HW2: Apache log processing
- Due Jan 27 by 9am
- Points 1
- Submitting a file upload
- Available after Jan 24 at 9:30am
Readings
- "Back to Basics: Sort and Uniq" Links to an external site., Kyle Rankin, 2019
- "cut command in Linux with examples" Links to an external site., Geeks for Geeks, 2024
Remember that you can usually use "command --help" to find out how to use the command, or google "man command" and you should stumble upon the man(uel) page for that command (e.g., here are the man pages for sort Links to an external site., uniq Links to an external site., and cut Links to an external site.).
Exercise
First, clone the course Git repository from GitHub: https://github.com/hafeild/csc440sp25 Links to an external site. —I have some videos on how to use Git, including how to clone a repository, here Links to an external site., but feel free to find your own resources on how to clone a repository.
In the data folder, download the apache logs according to the instructions in the README.
From a terminal running Bash (on Windows, use GitBash or WSL) or zsh (on macoS), answer the two quetions below and take a screenshot of the terminal when you answer each. Paste your screenshots into a Google or Word document and upload that document to this assignment.
- how many total log events there are in across all of the log files?
- do this without using gunzip to decompress the gzipped files (you should use one or more of zcat/zless/etc.)
- what day had the most number of events?

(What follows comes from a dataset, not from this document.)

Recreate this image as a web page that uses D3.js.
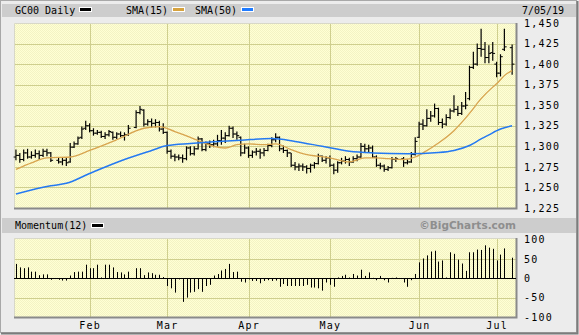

- pipe together zcat, cut, sort, uniq, tail
- you'll need to figure out what flags to pass for each of these commands
When doing these, I'm looking for a good effort, not necessarily the exact right answer. Don't short change yourselves by just trying random things—putting in the time to really give this a good go will pay off in the long run, even if you don't get the exact right answer. You may work on this with others in the class.